I plugged in the old Toshiba, and as expected, nothing. The gateway was the same. Finally, I came to Leah’s old HP. She had the computer for only a year and a half when it suddenly and inexplicably died. We found the mobo’s had a pretty common problem with that, and so we wrote it off… Eventually. For a solid year afterwards, before we bought her a replacement we would randomly plug the thing in just to see if it had spontaneously regenerated. It hadn’t.

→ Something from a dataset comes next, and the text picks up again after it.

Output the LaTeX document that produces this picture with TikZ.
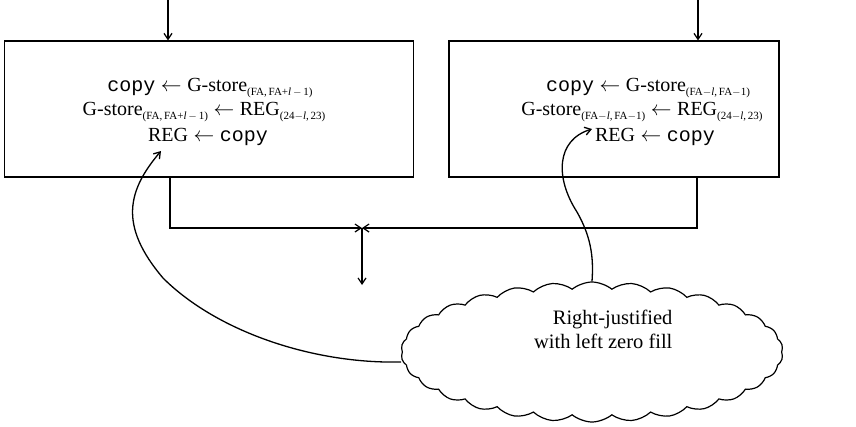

This time though, I plugged it in expecting to be met with complete silence. I held down the power key, and to my utter astonishment, the boot posted. It immediately started screeching that it didn’t have an operating system, but the thing was on! Tentatively, I installed windows 7. It took. It’s working like a charm.

So, okay, this story turned out way longer than I really thought it would. But here is the bottom line; the take away that made my neck-hair stand on end… God isn’t speaking to me like he used to. But maybe… Just maybe I’m beginning to re-learn how to catch glimpses of him in other ways. Maybe, finally, for the first time in eons, I’ve opened my eyes wide enough to begin seeing the movement and rhythm of his Grace.

Maybe the great silence is truly coming to an end… Maybe the whole thing was a lesson in learning how to listen more intently? I don’t know. But when that screen came to life, I think I felt a little piece of my soul do the same.